Mr. Judd to Mr. Seward.

No. 58.]

Sir:The threatened invasion of the Danish province of Jutland, mentioned in my last despatch, has taken place, and the result was the occupation of the village of Kolding, immediately on the boundary line. Report says that a part of the village is in Schleswig. The advance was made by the Prussian troops. As soon as knowledge of it reached Austria the proceeding was objected to. The utterances of the other great powers, moreover, were so significant that no further advance was made. No other military event of any importance has occurred.

The ministerial conference of some of the smaller German powers which assembled at Wurzburg separated without any decided action, saving their evident disagreement or fear under some general resolve to stand by each other and the authority of the Diet against any aggressions by the great powers. The truth is, Prussia and Austria control the Diet. They usually carry with them enough of the smaller states to accomplish what they may desire. If the majority of the Diet ever place themselves upon the record against the wishes of the two great powers, it is sure to be upon a question that in solution will not cause serious disagreement.

England, with the consent of France and Russia, proposed to the allied powers a conference with a view to a settlement of the question, and pending the proceedings an armistice should be established. The allied powers assented to that part of the proposition involving a conference, but refused to entertain so much of it as demanded an armistice. To this modification the other powers assented, and it only remains for Denmark to agree to it, and thus remit the Danish Schleswig-Holstein question again to its historical and traditional position, viz., the hands of diplomats. Denmark will be compelled to join in that conference. It cannot resist the combined will of the five great powers. What terms will proceed from that conference can only be judged of in a degree from the position already taken by some of these powers. England had made desperate efforts to have Denmark withdraw the constitution, the effect of which was to consolidate the duchies into the kingdom of Denmark as an integral part. The King of Prussia has declared that he will not sheathe the sword until the duchies are united under a separate administration. Austria does not desire to separate them from Denmark and allow the Prince of Augustenburg to be established as duke. From present appearances, the conference will find the duchies completely Germanized in its interior administration, as the evidences of Danish rule are being set aside as rapidly as possible. The Danish language in official and legal proceedings, and in church and school, has been supplanted by the German, and Danish officials go into retirement with their language. An old law of the duchies, requiring two years’ study at the University of Kiel as a qualification of such official positions as involve a collegiate education, has been revived, which act alone vacates all the leading and important offices.
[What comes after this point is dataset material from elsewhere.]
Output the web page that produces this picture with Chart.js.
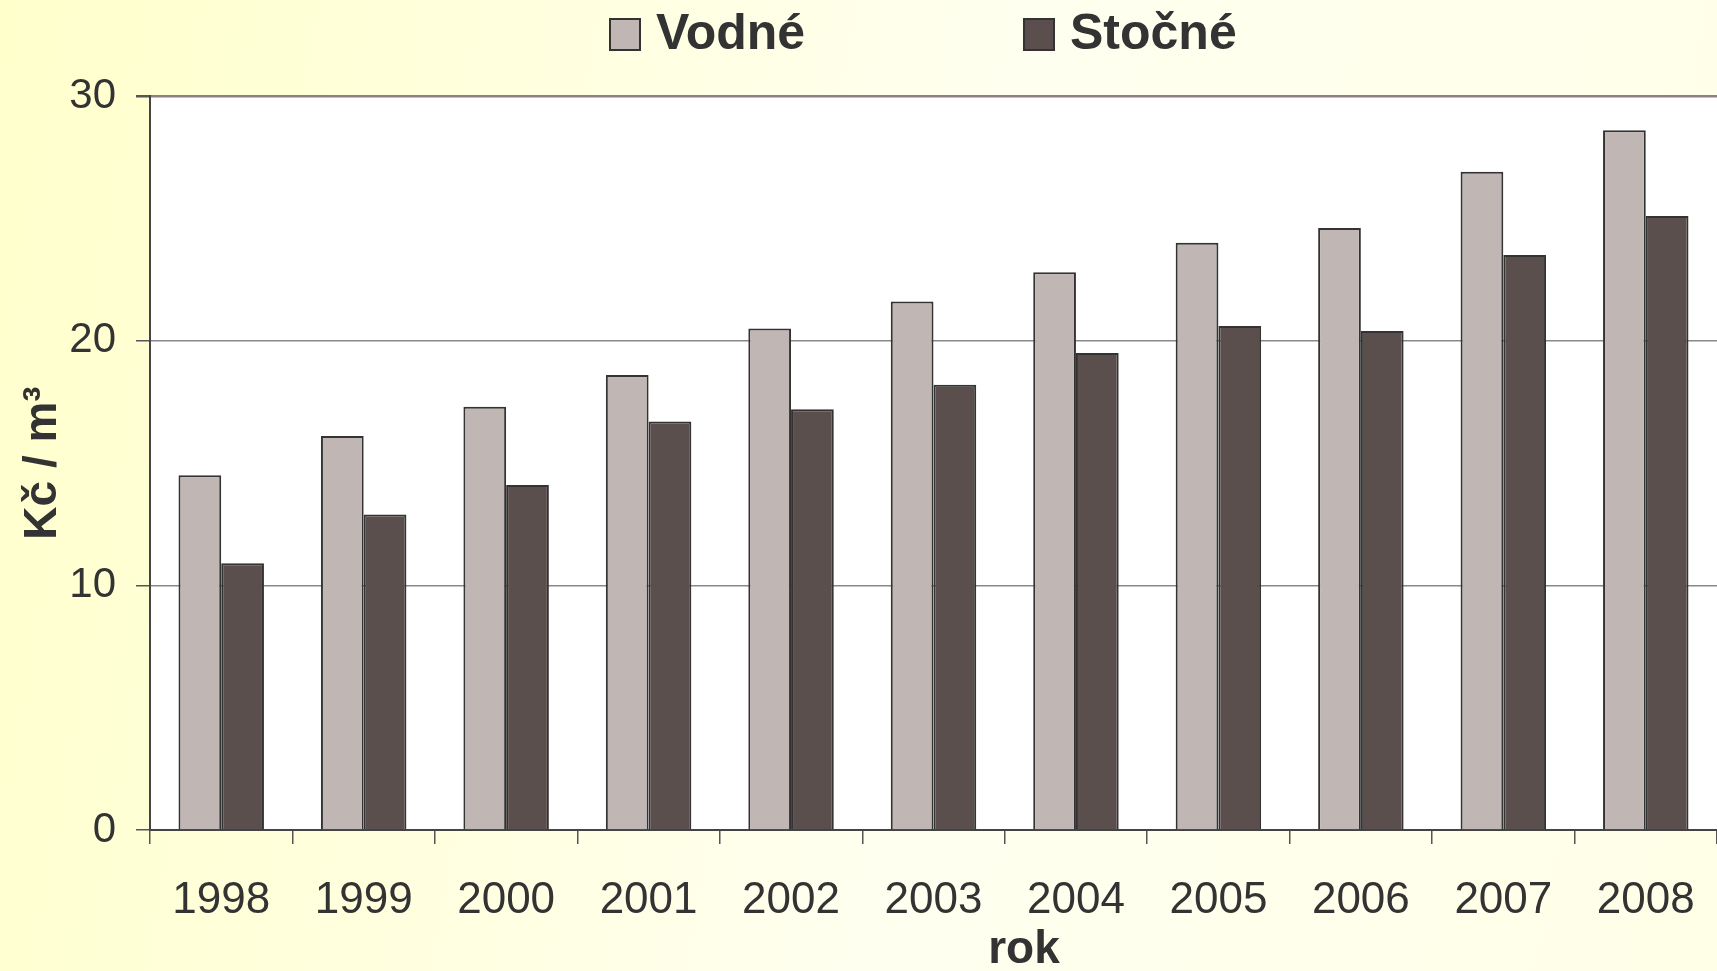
<!DOCTYPE html>
<html>
<head>
<meta charset="utf-8">
<script src="https://cdn.jsdelivr.net/npm/chart.js@4"></script>
<style>
  html, body { margin: 0; padding: 0; overflow: hidden; }
  body { background: linear-gradient(100deg, #ffffcc 0%, #fffff0 55%, #ffffe8 100%); }
  canvas { display: block; }
</style>
</head>
<body>
<canvas id="chart" width="1717" height="971"></canvas>
<script>
const years = ["1998", "1999", "2000", "2001", "2002", "2003", "2004", "2005", "2006", "2007", "2008"]
const vodne = [14.5, 16.1, 17.3, 18.6, 20.5, 21.6, 22.8, 24.0, 24.6, 26.9, 28.6]
const stocne = [10.9, 12.9, 14.1, 16.7, 17.2, 18.2, 19.5, 20.6, 20.4, 23.5, 25.1]
const yTicks = [0, 10, 20, 30]
const xTitle = "rok"
const yTitle = "Kč / m³"

const FONT = "'Liberation Sans', Arial, sans-serif"
const TEXT = "#333333"

// white plot area + custom legend and x title
const decor = {
    id: "decor",
    beforeDraw(chart) {
        const { ctx, chartArea: a } = chart
        ctx.save()
        ctx.fillStyle = "#ffffff"
        ctx.fillRect(a.left, a.top, a.right - a.left, a.bottom - a.top)
        ctx.restore()
    },
    afterDraw(chart) {
        const ctx = chart.ctx
        ctx.save()
        ctx.font = "bold 50px " + FONT
        ctx.textBaseline = "middle"
        const xs = [610, 1024]
        chart.data.datasets.forEach((ds, i) => {
            ctx.fillStyle = ds.backgroundColor
            ctx.strokeStyle = "#333"
            ctx.lineWidth = 2
            ctx.fillRect(xs[i], 19, 30, 31)
            ctx.strokeRect(xs[i], 19, 30, 31)
            ctx.fillStyle = TEXT
            ctx.fillText(ds.label, xs[i] + 46, 35)
        })
        ctx.font = "bold 46px " + FONT
        ctx.textAlign = "center"
        ctx.fillText(xTitle, 1024, 950)
        ctx.restore()
    }
}

const ctx = document.getElementById("chart")
const myChart = new Chart(ctx, {
    type: "bar",
    data: {
        labels: years,
        datasets: [{
            label: "Vodné",
            data: vodne,
            backgroundColor: "#c0b6b3",
            borderColor: "#333333",
            borderWidth: 2,
            categoryPercentage: 0.6,
            barPercentage: 1.0
        }, {
            label: "Stočné",
            data: stocne,
            backgroundColor: "#5a4f4c",
            borderColor: "#333333",
            borderWidth: 2,
            categoryPercentage: 0.6,
            barPercentage: 1.0
        }]
    },
    options: {
        responsive: false,
        devicePixelRatio: 1,
        animation: false,
        layout: { padding: { top: 96, left: 0, right: 0, bottom: 0 } },
        plugins: {
            legend: { display: false },
            tooltip: { enabled: false }
        },
        scales: {
            x: {
                offset: true,
                grid: {
                    offset: true,
                    drawOnChartArea: false,
                    tickLength: 14,
                    tickColor: "#555",
                    lineWidth: 1.5
                },
                border: { display: true, color: "#444", width: 2 },
                ticks: {
                    font: { family: FONT, size: 44 },
                    color: TEXT,
                    padding: 30,
                    maxRotation: 0
                },
                afterFit: (scale) => {
                    scale.height = 141
                    scale.paddingLeft = 0
                    scale.paddingRight = 0
                }
            },
            y: {
                min: 0,
                max: 30,
                afterBuildTicks: (scale) => { scale.ticks = yTicks.map(v => ({ value: v })) },
                grid: {
                    color: (c) => c.tick && c.tick.value === 30 ? "#8c8080" : "#888888",
                    lineWidth: (c) => c.tick && c.tick.value === 30 ? 2.5 : 1.5,
                    tickLength: 14,
                    tickColor: "#555"
                },
                border: { display: true, color: "#444", width: 2 },
                ticks: {
                    font: { family: FONT, size: 42 },
                    color: TEXT,
                    padding: 20
                },
                title: {
                    display: true,
                    text: yTitle,
                    font: { family: FONT, size: 46, weight: "bold" },
                    color: TEXT,
                    padding: { top: 16, bottom: 0 }
                },
                afterFit: (scale) => { scale.width = 150 }
            }
        }
    },
    plugins: [decor]
})
</script>
</body>
</html>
These proceedings will have been finished before the conference is ended, and to all intents and purposes the duchies will be an independent state, except on the sole question of who shall be the executive head. The allied powers are opposed to the pretence of the Prince of Augustenburg, and my conviction is that the Danish king will have rule over the duchies, but he will not be allowed to undo what has been accomplished by the occupation of Holstein and the invasion of Schleswig. While his personal position will thus be preserved, it will not add to the power of the kingdom of Denmark. A quasi independent sovereignty annexed to the kingdom through a disputed succession, foreign in its language and laws, hostile from a feeling of wrong and oppression hereto-fore [Page 207] suffered, and conscious that the German nation is its protector, it will be a constant source of strife and conflict and weakness to Denmark. The duchies will be in the kingdom, but not of it.

Through the official papers of Copenhagen the Danish regulations for the blockade of the German ports have been given to the public “in extenso.” I beg leave to annex them as published in the German press. According to these regulations a provisional embargo is to be laid, until the first of April, upon all ships carrying an enemy’s flag anchored in the ports or bays of Denmark. After that date such ships may be withdrawn with safe conducts to non-blockaded ports, upon condition that the states to which they belong will exercise reciprocity. As regards the blockade itself it is said: “The blockade is to be held to have commenced when one or several vessels blockade a port in such a manner that merchantmen can neither enter nor issue without running evident risk of capture. Commandants of ships charged with the blockade are immediately to summon neutral vessels anchored in hostile ports to state when they will leave the blockaded port.”

For the present, the blockade of the Holstein and Schleswig ports alone is decreed; but it is intimated that the blockade of all German ports in the Baltic and North sea is soon to follow.

The Paris declaration on the subject of privateering, &c., will, in general, be observed by Denmark.

I am, sir, your obedient servant,


Hon. William H. Seward, Secretary of State, &c., &c., &c.